Doscientos noventa y nueve: Toma la ruta

Hoy decidí firmemente encarar las calles con mi bólido. Cohabitante L lo dejó bien fácil. Solo bastaba una maniobra y salía. Tomé la ruta obligada porque aún no estoy preparada para ser infractora voluntaria y doblar en U. De tanto pensar en cómo se manejaba la máquina me pasé un par de cuadras y me tocó cruce de diagonales. Sin sobresaltos, seguí. Llegué sana y salva a mi primer destino. Justo Dios me había dejado servido un gran (grandísimo) espacio para meter el auto en otra sola maniobra.

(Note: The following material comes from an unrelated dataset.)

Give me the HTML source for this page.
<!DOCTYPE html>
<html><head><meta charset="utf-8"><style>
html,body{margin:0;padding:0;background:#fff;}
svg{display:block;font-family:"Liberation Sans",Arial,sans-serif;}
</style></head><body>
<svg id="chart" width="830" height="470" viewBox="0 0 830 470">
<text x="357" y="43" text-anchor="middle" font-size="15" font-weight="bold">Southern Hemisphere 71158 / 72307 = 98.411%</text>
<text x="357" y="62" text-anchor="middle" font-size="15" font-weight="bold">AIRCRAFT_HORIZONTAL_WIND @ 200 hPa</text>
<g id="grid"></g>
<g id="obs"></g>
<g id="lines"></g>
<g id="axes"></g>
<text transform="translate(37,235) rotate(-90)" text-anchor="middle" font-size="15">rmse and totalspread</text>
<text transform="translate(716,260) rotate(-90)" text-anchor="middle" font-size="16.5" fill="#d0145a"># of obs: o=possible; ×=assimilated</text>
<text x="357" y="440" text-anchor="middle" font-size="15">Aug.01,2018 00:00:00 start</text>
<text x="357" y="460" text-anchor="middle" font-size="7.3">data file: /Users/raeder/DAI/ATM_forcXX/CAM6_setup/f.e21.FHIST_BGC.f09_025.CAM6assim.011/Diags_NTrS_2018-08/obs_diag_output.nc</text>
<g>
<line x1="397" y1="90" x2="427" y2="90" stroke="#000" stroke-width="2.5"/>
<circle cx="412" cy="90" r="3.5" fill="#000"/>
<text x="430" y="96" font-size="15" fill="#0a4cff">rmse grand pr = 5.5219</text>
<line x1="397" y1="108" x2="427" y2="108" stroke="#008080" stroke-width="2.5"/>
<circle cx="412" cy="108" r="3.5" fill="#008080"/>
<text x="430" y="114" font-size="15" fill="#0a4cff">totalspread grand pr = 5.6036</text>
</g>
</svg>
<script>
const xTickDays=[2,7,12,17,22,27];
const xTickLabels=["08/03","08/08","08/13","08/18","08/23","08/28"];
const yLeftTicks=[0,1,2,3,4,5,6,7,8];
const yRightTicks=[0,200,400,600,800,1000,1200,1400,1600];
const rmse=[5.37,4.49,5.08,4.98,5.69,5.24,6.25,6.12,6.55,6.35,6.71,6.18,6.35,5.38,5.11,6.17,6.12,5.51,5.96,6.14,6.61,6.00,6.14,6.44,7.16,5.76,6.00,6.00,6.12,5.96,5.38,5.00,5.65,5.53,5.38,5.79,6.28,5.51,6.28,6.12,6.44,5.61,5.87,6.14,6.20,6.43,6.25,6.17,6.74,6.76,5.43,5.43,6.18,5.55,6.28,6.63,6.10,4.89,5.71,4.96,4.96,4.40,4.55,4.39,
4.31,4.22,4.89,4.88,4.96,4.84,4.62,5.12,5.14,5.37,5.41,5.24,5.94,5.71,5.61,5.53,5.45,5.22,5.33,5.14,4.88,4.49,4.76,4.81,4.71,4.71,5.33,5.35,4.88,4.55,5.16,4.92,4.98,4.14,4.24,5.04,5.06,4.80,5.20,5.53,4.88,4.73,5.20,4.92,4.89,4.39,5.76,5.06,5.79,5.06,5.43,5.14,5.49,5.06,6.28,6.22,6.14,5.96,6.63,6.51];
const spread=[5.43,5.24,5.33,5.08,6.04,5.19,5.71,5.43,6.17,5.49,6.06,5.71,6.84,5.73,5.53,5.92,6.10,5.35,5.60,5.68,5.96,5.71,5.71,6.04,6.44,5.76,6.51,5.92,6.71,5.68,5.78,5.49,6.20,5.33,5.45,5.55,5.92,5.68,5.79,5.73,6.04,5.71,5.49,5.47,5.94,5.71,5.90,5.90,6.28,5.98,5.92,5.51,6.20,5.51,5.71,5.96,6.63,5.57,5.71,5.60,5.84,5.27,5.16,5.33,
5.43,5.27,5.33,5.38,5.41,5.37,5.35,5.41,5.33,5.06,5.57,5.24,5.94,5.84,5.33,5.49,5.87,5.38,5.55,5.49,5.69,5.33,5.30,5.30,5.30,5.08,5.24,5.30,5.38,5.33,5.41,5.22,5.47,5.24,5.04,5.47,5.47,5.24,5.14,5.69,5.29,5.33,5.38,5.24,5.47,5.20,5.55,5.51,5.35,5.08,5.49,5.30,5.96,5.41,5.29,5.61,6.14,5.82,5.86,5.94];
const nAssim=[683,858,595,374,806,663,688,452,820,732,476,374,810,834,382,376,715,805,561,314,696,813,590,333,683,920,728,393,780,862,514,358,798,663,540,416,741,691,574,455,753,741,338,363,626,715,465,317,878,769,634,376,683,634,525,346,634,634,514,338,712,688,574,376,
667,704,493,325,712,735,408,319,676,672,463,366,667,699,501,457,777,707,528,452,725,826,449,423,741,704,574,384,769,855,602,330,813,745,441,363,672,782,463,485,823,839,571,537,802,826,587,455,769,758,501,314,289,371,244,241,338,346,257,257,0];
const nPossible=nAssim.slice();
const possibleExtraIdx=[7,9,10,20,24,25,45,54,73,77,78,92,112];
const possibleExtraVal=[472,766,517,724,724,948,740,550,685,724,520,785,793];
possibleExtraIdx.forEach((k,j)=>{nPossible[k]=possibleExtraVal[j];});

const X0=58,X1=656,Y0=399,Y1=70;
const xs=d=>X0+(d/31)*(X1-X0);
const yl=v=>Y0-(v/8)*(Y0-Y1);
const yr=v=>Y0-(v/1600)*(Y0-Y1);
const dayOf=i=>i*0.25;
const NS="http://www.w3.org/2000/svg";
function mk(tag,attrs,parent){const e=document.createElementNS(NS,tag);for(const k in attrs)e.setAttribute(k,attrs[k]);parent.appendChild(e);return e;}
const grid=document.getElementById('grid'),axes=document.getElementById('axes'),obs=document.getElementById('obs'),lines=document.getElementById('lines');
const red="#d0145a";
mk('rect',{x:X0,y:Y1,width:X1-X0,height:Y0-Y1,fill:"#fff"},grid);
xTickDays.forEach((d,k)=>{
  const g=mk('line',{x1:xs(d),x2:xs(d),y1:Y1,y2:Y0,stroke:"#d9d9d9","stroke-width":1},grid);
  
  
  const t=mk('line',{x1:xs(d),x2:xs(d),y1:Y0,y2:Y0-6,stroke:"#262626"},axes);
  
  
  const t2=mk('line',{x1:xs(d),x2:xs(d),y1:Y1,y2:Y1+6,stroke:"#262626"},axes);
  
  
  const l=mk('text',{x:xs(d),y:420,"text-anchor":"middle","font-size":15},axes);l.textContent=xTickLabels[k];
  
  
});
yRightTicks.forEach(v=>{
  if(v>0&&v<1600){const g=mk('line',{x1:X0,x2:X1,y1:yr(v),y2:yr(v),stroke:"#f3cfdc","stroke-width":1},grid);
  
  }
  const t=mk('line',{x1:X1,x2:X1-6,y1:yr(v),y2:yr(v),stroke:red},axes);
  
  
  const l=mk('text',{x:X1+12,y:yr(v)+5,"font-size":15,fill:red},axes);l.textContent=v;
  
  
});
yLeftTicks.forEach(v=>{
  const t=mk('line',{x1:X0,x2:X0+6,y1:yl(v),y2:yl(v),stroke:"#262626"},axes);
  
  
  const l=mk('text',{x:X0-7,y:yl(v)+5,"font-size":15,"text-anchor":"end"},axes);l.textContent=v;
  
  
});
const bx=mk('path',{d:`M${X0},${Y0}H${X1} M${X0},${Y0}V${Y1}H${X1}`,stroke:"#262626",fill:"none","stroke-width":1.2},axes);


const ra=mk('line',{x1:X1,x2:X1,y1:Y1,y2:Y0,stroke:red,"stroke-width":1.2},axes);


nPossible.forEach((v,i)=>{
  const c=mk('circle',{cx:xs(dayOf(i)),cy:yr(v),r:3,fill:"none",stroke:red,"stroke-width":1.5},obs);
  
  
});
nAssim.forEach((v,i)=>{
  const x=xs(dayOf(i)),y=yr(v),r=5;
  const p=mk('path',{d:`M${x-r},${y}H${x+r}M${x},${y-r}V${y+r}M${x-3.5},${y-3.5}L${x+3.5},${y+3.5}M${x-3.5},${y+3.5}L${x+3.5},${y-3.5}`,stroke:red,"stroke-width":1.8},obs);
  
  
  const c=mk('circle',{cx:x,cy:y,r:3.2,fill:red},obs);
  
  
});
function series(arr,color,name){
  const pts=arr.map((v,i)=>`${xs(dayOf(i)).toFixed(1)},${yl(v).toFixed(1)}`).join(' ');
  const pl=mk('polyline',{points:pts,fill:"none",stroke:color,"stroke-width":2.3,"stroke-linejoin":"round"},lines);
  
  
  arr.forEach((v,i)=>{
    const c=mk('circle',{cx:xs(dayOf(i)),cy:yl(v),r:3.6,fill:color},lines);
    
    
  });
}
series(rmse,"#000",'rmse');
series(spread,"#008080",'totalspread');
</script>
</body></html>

Pero tenía que darle un besito al bólido delantero. Por suerte el dueño de aquél, era Dios en persona y me perdonó mis exabruptos al acomodarlo. Esa obsesión por buscar el paralelo al cordón, aún cuando la sensación de paralelas nunca es la realidad de las paralelas (he dicho).
Se relajó completamente al ver que apagaba el motor y me habló como se habla de conductor a conductor y se me infló el pecho como una paloma.
Luego bajé y le pregunté qué es lo que me había dicho: yo pensé que me iba a felicitar. Y cuando oí bien, en realidad me decía que estaba dejando las luces prendidas
Me ruboricé y encogí el pecho, mientras dejaba atrás mi cartel de principiante.